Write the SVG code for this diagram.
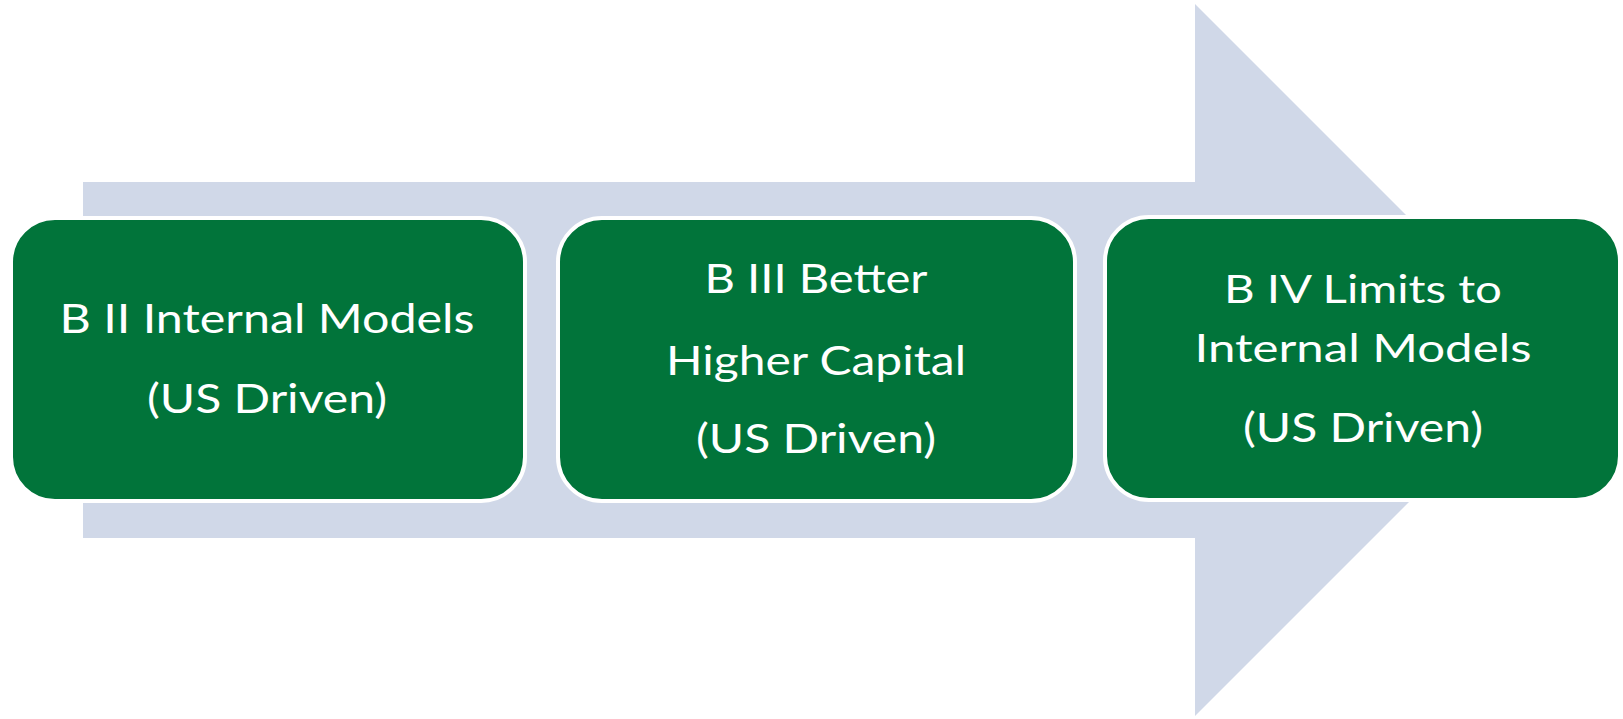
<svg xmlns="http://www.w3.org/2000/svg" width="1623" height="719" viewBox="0 0 1623 719">
<style>
.box{fill:#01743A;stroke:#ffffff;stroke-width:4}
.t{fill:#ffffff;font-family:Lato,"Open Sans","Liberation Sans",sans-serif;text-anchor:middle}
</style>
<rect width="1623" height="719" fill="#ffffff"/>
<g id="connectors">
<polygon points="83,182 1195,182 1195,4 1551,360 1195,716 1195,538 83,538" fill="#D0D8E8"/>
</g>
<g id="node1">
<rect class="box" x="11" y="218" width="514" height="283" rx="44"/>
<text class="t" x="267" y="333" font-size="41" textLength="415" lengthAdjust="spacingAndGlyphs">B II Internal Models</text>
<text class="t" x="267" y="413" font-size="41" textLength="240" lengthAdjust="spacingAndGlyphs">(US Driven)</text>
</g>
<g id="node2">
<rect class="box" x="558" y="218" width="517" height="283" rx="44"/>
<text class="t" x="816" y="293" font-size="41" textLength="223" lengthAdjust="spacingAndGlyphs">B III Better</text>
<text class="t" x="816" y="375" font-size="41" textLength="300" lengthAdjust="spacingAndGlyphs">Higher Capital</text>
<text class="t" x="816" y="453" font-size="41" textLength="240" lengthAdjust="spacingAndGlyphs">(US Driven)</text>
</g>
<g id="node3">
<rect class="box" x="1105" y="217" width="515" height="283" rx="44"/>
<text class="t" x="1363" y="303" font-size="38" textLength="278" lengthAdjust="spacingAndGlyphs">B IV Limits to</text>
<text class="t" x="1363" y="362" font-size="38" textLength="337" lengthAdjust="spacingAndGlyphs">Internal Models</text>
<text class="t" x="1363" y="442" font-size="41" textLength="240" lengthAdjust="spacingAndGlyphs">(US Driven)</text>
</g>
</svg>
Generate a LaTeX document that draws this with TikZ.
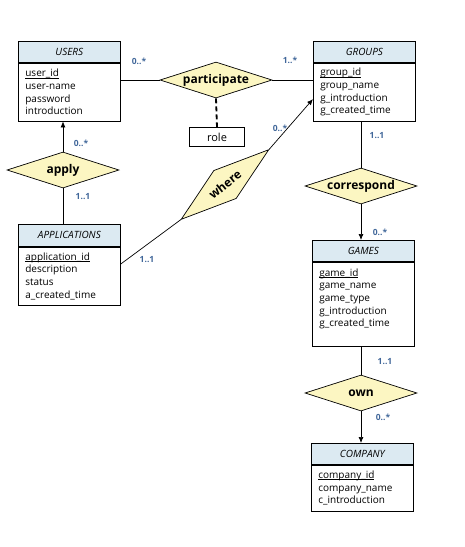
============================================================
* TASK GOAL *
Without including any picture, repeat the data exactly.

* REPLY *
Write the SVG code for this diagram.
<svg xmlns="http://www.w3.org/2000/svg" width="1623" height="719" viewBox="0 0 1623 719">
<style>
.box{fill:#01743A;stroke:#ffffff;stroke-width:4}
.t{fill:#ffffff;font-family:Lato,"Open Sans","Liberation Sans",sans-serif;text-anchor:middle}
</style>
<rect width="1623" height="719" fill="#ffffff"/>
<g id="connectors">
<polygon points="83,182 1195,182 1195,4 1551,360 1195,716 1195,538 83,538" fill="#D0D8E8"/>
</g>
<g id="node1">
<rect class="box" x="11" y="218" width="514" height="283" rx="44"/>
<text class="t" x="267" y="333" font-size="41" textLength="415" lengthAdjust="spacingAndGlyphs">B II Internal Models</text>
<text class="t" x="267" y="413" font-size="41" textLength="240" lengthAdjust="spacingAndGlyphs">(US Driven)</text>
</g>
<g id="node2">
<rect class="box" x="558" y="218" width="517" height="283" rx="44"/>
<text class="t" x="816" y="293" font-size="41" textLength="223" lengthAdjust="spacingAndGlyphs">B III Better</text>
<text class="t" x="816" y="375" font-size="41" textLength="300" lengthAdjust="spacingAndGlyphs">Higher Capital</text>
<text class="t" x="816" y="453" font-size="41" textLength="240" lengthAdjust="spacingAndGlyphs">(US Driven)</text>
</g>
<g id="node3">
<rect class="box" x="1105" y="217" width="515" height="283" rx="44"/>
<text class="t" x="1363" y="303" font-size="38" textLength="278" lengthAdjust="spacingAndGlyphs">B IV Limits to</text>
<text class="t" x="1363" y="362" font-size="38" textLength="337" lengthAdjust="spacingAndGlyphs">Internal Models</text>
<text class="t" x="1363" y="442" font-size="41" textLength="240" lengthAdjust="spacingAndGlyphs">(US Driven)</text>
</g>
</svg>
Generate a LaTeX document that draws this with TikZ.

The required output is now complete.